Opinion

Shootings, terror attacks replace our freedoms with fear

Bob Ehlert
Bob Ehlert

Though the massacre of 49 people at a gay Orlando, Fla., nightclub and the wounding of another 53 did not happen in Idaho, we better come to terms with the reality that it could have happened here — almost anywhere.

Whether our assailants are mentally ill or motivated by hate or religious extremist ideology doesn’t matter if we can’t stop them from the next attack.

Some in this state have invested their suspicions into the potential of would-be Syrian or other refugees to commit terror here, yet the Orlando killer was born a U.S. citizen, a man known to the FBI who worked as a security guard and followed all protocols to purchase a handgun and a semi-automatic rifle earlier this month.

Boise’s most recent brush with terrorism did involve a refugee: Fazliddin Kurbanov, a Boise resident, who was convicted of providing material support to a terrorist group in Uzbekistan and possession of an unregistered destructive device — a bomb.

“He intended to carry out jihad on the United States,” Senior U.S. District Judge Edward J. Lodge said at the time of Kurbanov’s 25-year sentencing in January. “He intended to explode a bomb in the U.S. to send a message, much like that delivered in the 9/11 attacks.”

If you categorize the Orlando shootings a hate crime, consider the recent murder of Steven Nelson, a gay Nampa man who was lured to Lake Lowell and then beaten and murdered. Four Nampa men have been indicted for robbery and murder in connection with the case. Though no official determination of a federal hate crime has been ruled in their cases to date, the circumstances and settings certainly don’t indicate we in Idaho are immune to such acts of violence.

Orlando teaches us yet again that terror — in whatever form — targets us all, from some of the most powerful to the most vulnerable. It is no respecter of persons or nationalities or minority status. Outside of the 9/11 attacks, the most deadly terror massacres exacted on our soil have been carried out by U.S. citizens: Timothy McVeigh, who was convicted of killing 168 people (including 19 children) in the 1995 bombing of the Alfred P. Murrah Federal Building in Oklahoma City; and now Omar Mateen, who wielded the guns that resulted in the deaths and casualties Sunday morning in Orlando.

Though lives have been saved by foiling attacks, they still come. We need to redouble our efforts to reflect on the commonalities, using all of our existing forensic resources — and commissioning new ones.

We could stop the sale of semi-automatic rifles weapons tomorrow, but the country is already awash in them. We could stop the immigration of Muslims we might be suspicious of the next day, but never know when our own home-grown “lone wolf” subjects are about to strike.

It is time Congress and our presidential candidates abandon purely political agendas and hammer out the proper anti-terror policies and manpower needs to better identify and neutralize our threats.

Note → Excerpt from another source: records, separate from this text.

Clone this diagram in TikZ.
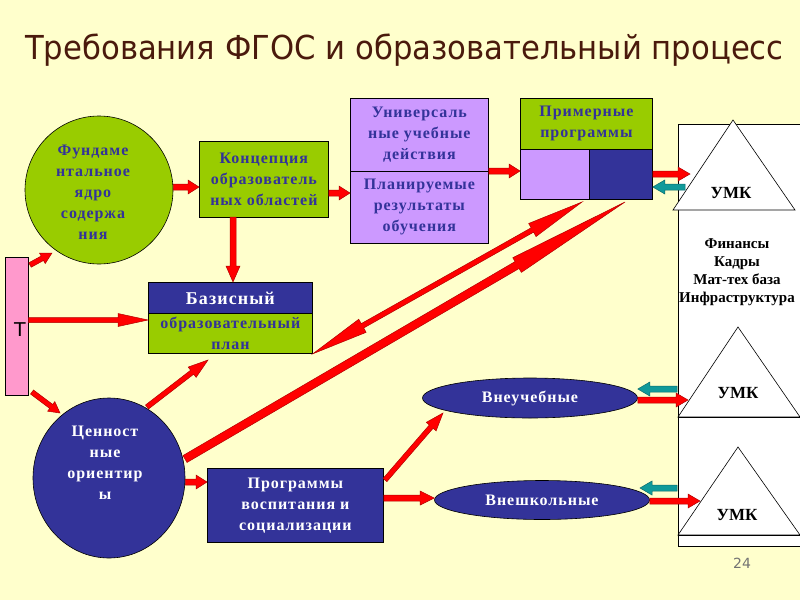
\documentclass[tikz,border=0pt]{standalone}
\usepackage{fontspec}
\setmainfont{Liberation Serif}
\newfontfamily\bxfont[LetterSpace=6]{Liberation Serif}
\newfontfamily\titlefont[FakeStretch=0.93]{DejaVu Sans}
\newfontfamily\numfont{DejaVu Sans}
\usetikzlibrary{arrows.meta,shapes.geometric,calc}
\definecolor{bgc}{HTML}{FFFFCC}
\definecolor{grn}{HTML}{99CC00}
\definecolor{lav}{HTML}{CC99FF}
\definecolor{dbl}{HTML}{333399}
\definecolor{pnk}{HTML}{FF99CC}
\definecolor{tealc}{HTML}{109A9A}
\definecolor{titc}{HTML}{4A1A0C}
\definecolor{arr}{HTML}{FF0000}
\tikzset{
  txt/.style={font=\bxfont\bfseries\fontsize{16}{21}\selectfont, align=center},
  boxbase/.style={draw=black, line width=0.8pt, anchor=north west, inner sep=0pt, txt},
  gbox/.style={boxbase, fill=grn, text=dbl},
  lbox/.style={boxbase, fill=lav, text=dbl},
  bbox/.style={boxbase, fill=dbl, text=white},
  blk/.style={fill=#1, draw=#1!70!black, line width=0.5pt, line join=miter},
  umk/.style={font=\bfseries\fontsize{17}{20}\selectfont, text=black},
  tri/.style={draw=black, line width=0.6pt, fill=white}
}
% block arrow: colour, from, to, half shaft width, head length, half head width
\newcommand{\barrow}[6]{%
  \coordinate (ba-A) at (#2);
  \coordinate (ba-B) at (#3);
  \coordinate (ba-H) at ($(ba-B)!#5!(ba-A)$);
  \path[blk=#1] ($(ba-A)!#4!90:(ba-B)$) -- ($(ba-H)!#4!90:(ba-B)$) -- ($(ba-H)!#6!90:(ba-B)$) -- (ba-B)
    -- ($(ba-H)!#6!-90:(ba-B)$) -- ($(ba-H)!#4!-90:(ba-B)$) -- ($(ba-A)!#4!-90:(ba-B)$) -- cycle;}
% double-headed block arrow
\newcommand{\dbarrow}[6]{%
  \coordinate (ba-A) at (#2);
  \coordinate (ba-B) at (#3);
  \coordinate (ba-H) at ($(ba-B)!#5!(ba-A)$);
  \coordinate (ba-G) at ($(ba-A)!#5!(ba-B)$);
  \path[blk=#1] (ba-A) -- ($(ba-G)!#6!-90:(ba-A)$) -- ($(ba-G)!#4!-90:(ba-A)$) -- ($(ba-H)!#4!90:(ba-B)$) -- ($(ba-H)!#6!90:(ba-B)$) -- (ba-B)
    -- ($(ba-H)!#6!-90:(ba-B)$) -- ($(ba-H)!#4!-90:(ba-B)$) -- ($(ba-G)!#4!90:(ba-A)$) -- ($(ba-G)!#6!90:(ba-A)$) -- cycle;}
\begin{document}
\begin{tikzpicture}[x=1pt,y=-1pt]
\fill[bgc] (0,0) rectangle (800,600);
\useasboundingbox (0,0) rectangle (800,600);

% title
\node[anchor=base west, text=titc, font=\titlefont\fontsize{33}{33}\selectfont, inner sep=0pt] (title) at (25,59) {Требования ФГОС и образовательный процесс};

% right panel
\draw[fill=white, line width=0.6pt] (801,124) -- (678,124) -- (678,546) -- (801,546);
\draw[tri] (733,120) -- (795,210) -- (673,210) -- cycle;
\draw[tri] (738,327) -- (800,417) -- (678,417) -- cycle;
\draw[line width=0.6pt] (678,417) -- (801,417);
\draw[tri] (738,447) -- (800,535) -- (678,535) -- cycle;
\draw[line width=0.6pt] (678,535) -- (801,535);
\node[umk] (umk1) at (731,193) {УМК};
\node[umk] (umk2) at (738,393) {УМК};
\node[umk] (umk3) at (737,515) {УМК};
\node[font=\bfseries\fontsize{15}{18}\selectfont, align=center, text=black] (res) at (737,272) {Финансы\\Кадры\\Мат-тех база\\Инфраструктура};
\coordinate (t1in) at (690,174);
\coordinate (t1out) at (685,187);
\coordinate (t2out) at (677,389);
\coordinate (t2in) at (688,400);
\coordinate (t3out) at (677,488);
\coordinate (t3in) at (700,501);

% left column
\node[draw=black, line width=0.6pt, fill=grn, circle, minimum size=148pt, inner sep=0pt] (fund) at (99,190) {};
\node[txt, text=dbl] (fundt) at (93,192) {Фундаме\\нтальное\\ядро\\содержа\\ния};
\node[draw=black, line width=0.6pt, fill=pnk, anchor=north west, minimum width=23pt, minimum height=138pt, inner sep=0pt] (pink) at (5,257) {};
\node[font=\fontsize{19}{20}\selectfont\numfont] (pinkt) at (20,330) {Т};
\node[draw=black, line width=0.6pt, fill=dbl, ellipse, minimum width=152pt, minimum height=160pt, inner sep=0pt] (cen) at (109,478) {};
\node[txt, text=white] (cent) at (105,463) {Ценност\\ные\\ориентир\\ы};

% boxes
\node[gbox, minimum width=129pt, minimum height=76pt] (konc) at (199,141) {Концепция\\образователь\\ных областей};
\node[lbox, minimum width=138pt, minimum height=73pt] (univ) at (350,98) {Универсаль\\ные учебные\\действия};
\node[lbox, minimum width=138pt, minimum height=72pt] (plan) at (350,171) {Планируемые\\результаты\\обучения};
\node[gbox, minimum width=132pt, minimum height=51pt] (prim) at (520,98) {Примерные\\программы};
\node[lbox, minimum width=69pt, minimum height=50pt] (primA) at (520,149) {};
\node[bbox, minimum width=63pt, minimum height=50pt] (primB) at (589,149) {};
\node[bbox, minimum width=164pt, minimum height=31pt, font=\bxfont\bfseries\fontsize{18}{21}\selectfont] (baz) at (148,282) {Базисный};
\node[gbox, minimum width=164pt, minimum height=40pt] (baz2) at (148,313) {образовательный\\план};
\node[bbox, minimum width=176pt, minimum height=74pt] (prog) at (207,468) {Программы\\воспитания и\\социализации};
\node[draw=black, line width=0.6pt, fill=dbl, ellipse, minimum width=215pt, minimum height=40pt, inner sep=0pt, txt, text=white] (vneu) at (530,398) {Внеучебные};
\node[draw=black, line width=0.6pt, fill=dbl, ellipse, minimum width=215pt, minimum height=39pt, inner sep=0pt, txt, text=white] (vnesh) at (542,500) {Внешкольные};

% page number
\node[font=\numfont\fontsize{14}{14}\selectfont, text=black!55] (pg) at (742,563) {24};

% arrows
\barrow{arr}{fund.east |- 0,187}{konc.west |- 0,187}{3pt}{11pt}{7pt}
\barrow{arr}{konc.east |- 0,193}{univ.west |- 0,193}{3pt}{11pt}{7pt}
\barrow{arr}{plan.north east}{prim.west |- plan.north}{3pt}{11pt}{7pt}
\barrow{arr}{233,217}{baz.north -| 233,0}{3pt}{16pt}{7pt}
\barrow{arr}{30,265}{52,253}{2.5pt}{11pt}{6pt}
\barrow{arr}{pink.east |- 0,320}{baz2.west |- 0,320}{2.5pt}{30pt}{6.5pt}
\barrow{arr}{32,392}{60,413}{2.5pt}{11pt}{6pt}
\barrow{arr}{147,407}{208,360}{2.5pt}{20pt}{6.5pt}
\barrow{arr}{cen.east |- 0,482}{prog.west |- 0,482}{3pt}{11pt}{7pt}
\barrow{arr}{385,480}{443,413}{2.5pt}{18pt}{6.5pt}
\barrow{arr}{prog.east |- 0,498}{vnesh.west |- 0,498}{3pt}{14pt}{7pt}
\dbarrow{arr}{baz2.south east}{582,202}{2.5pt}{57pt}{7.5pt}
\barrow{arr}{185,459}{625,202}{4pt}{125pt}{8.5pt}
% panel arrows
\barrow{arr}{primB.east |- t1in}{t1in}{3pt}{12pt}{7pt}
\barrow{tealc}{t1out}{primB.east |- t1out}{3pt}{12pt}{7pt}
\barrow{tealc}{t2out}{vneu.east |- t2out}{3pt}{12pt}{7pt}
\barrow{arr}{vneu.east |- t2in}{t2in}{3pt}{12pt}{7pt}
\barrow{tealc}{t3out}{640,488}{3pt}{12pt}{7pt}
\barrow{arr}{vnesh.east |- t3in}{t3in}{3pt}{12pt}{7pt}
\end{tikzpicture}
\end{document}
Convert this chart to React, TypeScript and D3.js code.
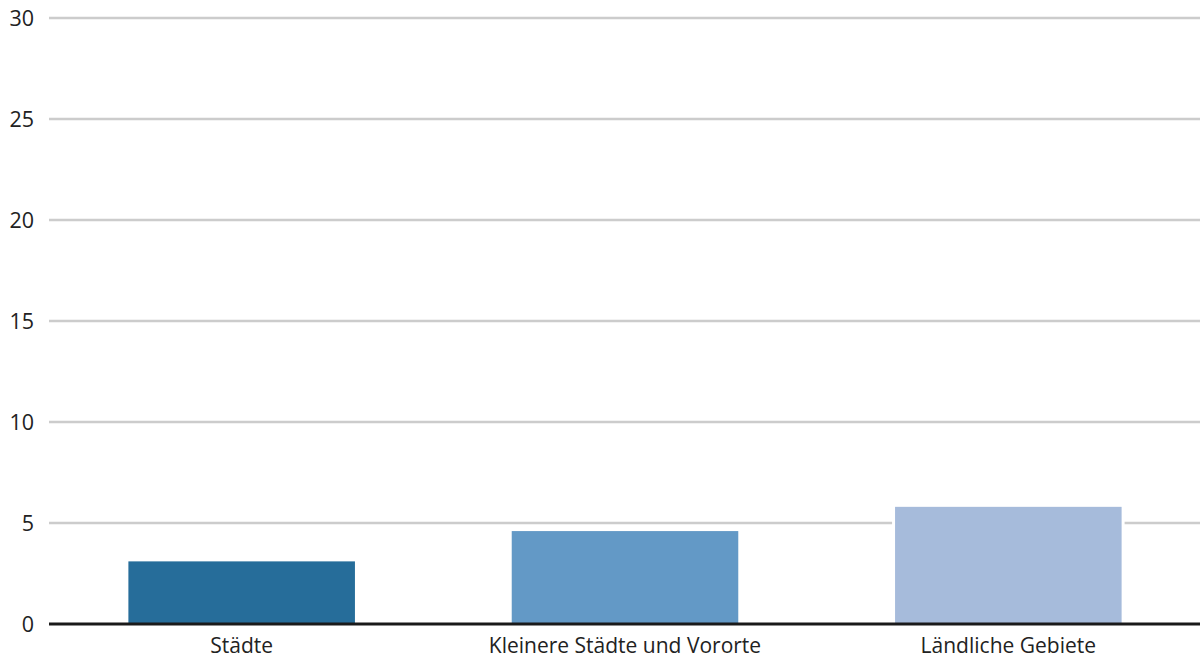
import React from "react";
import * as d3 from "d3";

const categories = ["Städte", "Kleinere Städte und Vororte", "Ländliche Gebiete"];
const values = [3.1, 4.6, 5.8];
const colors = ["#266d9a", "#6399c6", "#a6bbdb"];
const yTicks = [0, 5, 10, 15, 20, 25, 30];

export default function App() {
  const W = 1200, H = 657;
  const left = 49, right = 1200, y0 = 624, yTop = 18;
  const x = d3.scaleBand<string>().domain(categories).range([50, right]).paddingInner(0.409).paddingOuter(0.2045);
  const y = d3.scaleLinear().domain([0, 30]).range([y0, yTop]);
  const font = "'Open Sans', sans-serif";
  return (
    <svg width={W} height={H} style={{ position: "absolute", left: 0, top: 0, background: "#fff" }}>
      {yTicks.filter(t => t !== 0).map(t => (
        <line key={t} x1={left} x2={right} y1={y(t)} y2={y(t)} stroke="#cccccc" strokeWidth={2.5} />
      ))}
      {yTicks.map(t => (
        <text key={"l" + t} x={34} y={y(t)} dy="0.36em" textAnchor="end" fontFamily={font} fontSize={21.5} fill="#222">{t}</text>
      ))}
      {categories.map((c, i) => (
        <g key={c}>
          <rect x={(x(c) as number) - 3} width={x.bandwidth() + 6} y={y(values[i]) - 1} height={y0 - y(values[i]) + 1} fill="#fff" />
          <rect x={x(c) as number} width={x.bandwidth()} y={y(values[i])} height={y0 - y(values[i])} fill={colors[i]} />
          <text x={(x(c) as number) + x.bandwidth() / 2} y={653} textAnchor="middle" fontFamily={font} fontSize={21} fill="#222">{c}</text>
        </g>
      ))}
      <line x1={left} x2={right} y1={y0} y2={y0} stroke="#1a1a1a" strokeWidth={3} />
    </svg>
  );
}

The FBI spent time and resources investigating Mateen back in 2013— during which he was on a watch list. But when that scrutiny ended and Mateen was off the FBI radar three years later — there were no red flags, no obstacles to his purchase of the guns used in the massacre.

If the FBI or any security/intelligence agency needs more people, better policy tools or less-restrictive options to track suspected terrorists — and this has got to be a growing concern because of Islamic State recruitment efforts — we need to find a way to make this happen.

Our military is engaged in our national security. But if we can’t determine and thwart our homeland and cybersecurity risks, the carnage will continue and our “freedoms” will be diluted daily by our fears.